**Instruction**
Which lines hold the word "chart"? Copy each of them.

**Raw data**
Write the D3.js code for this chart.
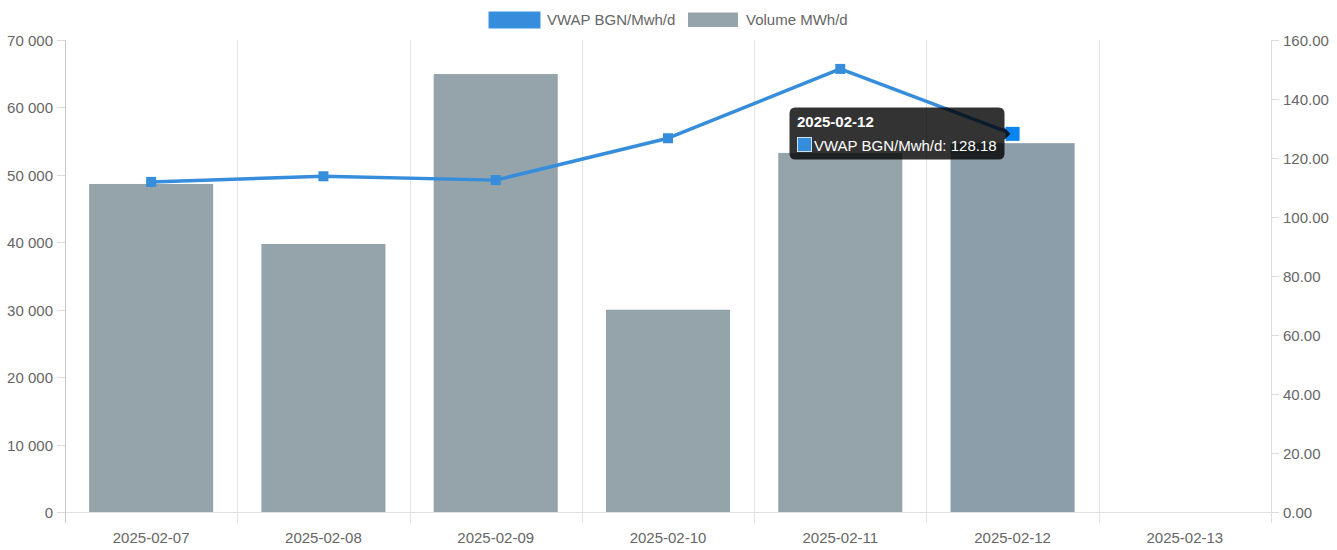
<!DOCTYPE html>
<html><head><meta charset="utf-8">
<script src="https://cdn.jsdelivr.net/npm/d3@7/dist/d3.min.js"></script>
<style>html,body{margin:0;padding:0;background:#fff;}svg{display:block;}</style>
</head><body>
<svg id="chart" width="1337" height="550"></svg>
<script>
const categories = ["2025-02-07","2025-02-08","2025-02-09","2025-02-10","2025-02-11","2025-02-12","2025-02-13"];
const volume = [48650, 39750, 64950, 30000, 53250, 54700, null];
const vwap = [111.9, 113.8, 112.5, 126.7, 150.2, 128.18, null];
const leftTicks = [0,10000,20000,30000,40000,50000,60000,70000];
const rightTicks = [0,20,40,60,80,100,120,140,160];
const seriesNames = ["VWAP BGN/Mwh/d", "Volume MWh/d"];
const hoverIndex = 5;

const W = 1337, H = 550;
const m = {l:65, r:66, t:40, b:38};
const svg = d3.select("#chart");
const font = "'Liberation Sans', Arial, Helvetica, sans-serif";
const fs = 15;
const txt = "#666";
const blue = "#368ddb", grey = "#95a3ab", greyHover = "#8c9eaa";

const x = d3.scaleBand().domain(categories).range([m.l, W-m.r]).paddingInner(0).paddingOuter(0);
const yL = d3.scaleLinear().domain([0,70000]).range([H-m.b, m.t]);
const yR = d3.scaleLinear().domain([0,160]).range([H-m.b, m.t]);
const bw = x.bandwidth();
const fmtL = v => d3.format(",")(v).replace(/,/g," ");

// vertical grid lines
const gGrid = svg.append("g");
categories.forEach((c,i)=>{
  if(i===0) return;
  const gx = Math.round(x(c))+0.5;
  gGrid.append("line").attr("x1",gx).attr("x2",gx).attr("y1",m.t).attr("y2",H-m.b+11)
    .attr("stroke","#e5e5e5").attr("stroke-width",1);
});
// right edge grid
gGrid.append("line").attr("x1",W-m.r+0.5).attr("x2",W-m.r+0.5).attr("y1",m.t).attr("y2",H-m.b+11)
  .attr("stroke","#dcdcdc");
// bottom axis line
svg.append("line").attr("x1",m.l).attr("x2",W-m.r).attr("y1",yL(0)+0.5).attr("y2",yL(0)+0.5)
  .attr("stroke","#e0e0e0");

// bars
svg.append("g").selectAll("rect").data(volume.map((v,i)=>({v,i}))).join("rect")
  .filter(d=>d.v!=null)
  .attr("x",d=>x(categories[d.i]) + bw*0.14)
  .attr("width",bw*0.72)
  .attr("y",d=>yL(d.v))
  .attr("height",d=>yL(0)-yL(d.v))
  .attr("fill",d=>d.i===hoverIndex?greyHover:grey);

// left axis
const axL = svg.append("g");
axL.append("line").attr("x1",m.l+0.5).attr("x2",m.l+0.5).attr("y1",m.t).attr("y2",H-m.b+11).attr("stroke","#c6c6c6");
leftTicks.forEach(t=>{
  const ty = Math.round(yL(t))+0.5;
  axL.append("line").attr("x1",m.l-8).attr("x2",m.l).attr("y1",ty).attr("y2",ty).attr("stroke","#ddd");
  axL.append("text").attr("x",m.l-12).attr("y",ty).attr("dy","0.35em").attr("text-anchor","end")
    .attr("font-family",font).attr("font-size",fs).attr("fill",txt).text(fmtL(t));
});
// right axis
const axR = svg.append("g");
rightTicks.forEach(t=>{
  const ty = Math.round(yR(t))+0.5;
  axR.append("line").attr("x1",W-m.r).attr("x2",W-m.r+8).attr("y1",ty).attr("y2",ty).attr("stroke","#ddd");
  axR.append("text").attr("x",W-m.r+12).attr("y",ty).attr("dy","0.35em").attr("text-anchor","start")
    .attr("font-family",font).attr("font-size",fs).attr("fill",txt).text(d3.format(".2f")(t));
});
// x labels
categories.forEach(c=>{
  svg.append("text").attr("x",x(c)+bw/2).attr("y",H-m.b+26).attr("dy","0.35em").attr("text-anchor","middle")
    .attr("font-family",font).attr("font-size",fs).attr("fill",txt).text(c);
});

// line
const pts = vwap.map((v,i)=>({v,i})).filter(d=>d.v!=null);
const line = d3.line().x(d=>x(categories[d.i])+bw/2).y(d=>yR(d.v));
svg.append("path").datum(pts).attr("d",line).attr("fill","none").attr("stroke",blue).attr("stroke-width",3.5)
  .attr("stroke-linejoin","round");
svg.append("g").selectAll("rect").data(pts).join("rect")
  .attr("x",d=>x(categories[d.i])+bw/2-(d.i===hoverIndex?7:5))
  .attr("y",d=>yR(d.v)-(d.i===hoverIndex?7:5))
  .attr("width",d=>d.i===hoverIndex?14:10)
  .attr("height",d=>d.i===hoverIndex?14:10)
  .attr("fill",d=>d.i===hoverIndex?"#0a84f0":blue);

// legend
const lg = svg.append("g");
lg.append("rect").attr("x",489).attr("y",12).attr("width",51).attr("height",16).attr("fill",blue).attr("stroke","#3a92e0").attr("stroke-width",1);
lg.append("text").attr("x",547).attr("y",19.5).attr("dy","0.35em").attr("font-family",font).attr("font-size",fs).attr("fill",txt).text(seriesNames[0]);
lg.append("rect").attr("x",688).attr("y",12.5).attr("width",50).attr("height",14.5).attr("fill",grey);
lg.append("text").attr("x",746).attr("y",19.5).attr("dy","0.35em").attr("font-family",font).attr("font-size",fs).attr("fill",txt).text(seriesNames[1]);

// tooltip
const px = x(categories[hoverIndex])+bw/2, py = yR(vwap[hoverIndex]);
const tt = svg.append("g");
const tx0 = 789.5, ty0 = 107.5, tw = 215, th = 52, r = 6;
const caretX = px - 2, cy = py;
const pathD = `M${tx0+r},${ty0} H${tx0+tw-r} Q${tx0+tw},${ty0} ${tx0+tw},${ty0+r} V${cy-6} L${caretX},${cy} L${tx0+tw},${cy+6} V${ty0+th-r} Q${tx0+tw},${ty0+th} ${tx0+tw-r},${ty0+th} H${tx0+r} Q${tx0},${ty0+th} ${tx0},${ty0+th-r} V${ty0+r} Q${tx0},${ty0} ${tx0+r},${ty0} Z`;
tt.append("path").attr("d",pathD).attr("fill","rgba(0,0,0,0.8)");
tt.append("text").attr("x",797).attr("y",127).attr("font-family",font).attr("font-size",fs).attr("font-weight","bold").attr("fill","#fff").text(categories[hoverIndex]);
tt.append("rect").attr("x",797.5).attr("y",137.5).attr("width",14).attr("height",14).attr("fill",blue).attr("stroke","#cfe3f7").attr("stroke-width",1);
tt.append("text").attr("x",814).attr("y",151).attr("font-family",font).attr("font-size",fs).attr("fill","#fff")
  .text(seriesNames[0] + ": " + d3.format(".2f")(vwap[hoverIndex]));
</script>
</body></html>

**Full solution**
Write the D3.js code for this chart.
<svg id="chart" width="1337" height="550"></svg>
const svg = d3.select("#chart");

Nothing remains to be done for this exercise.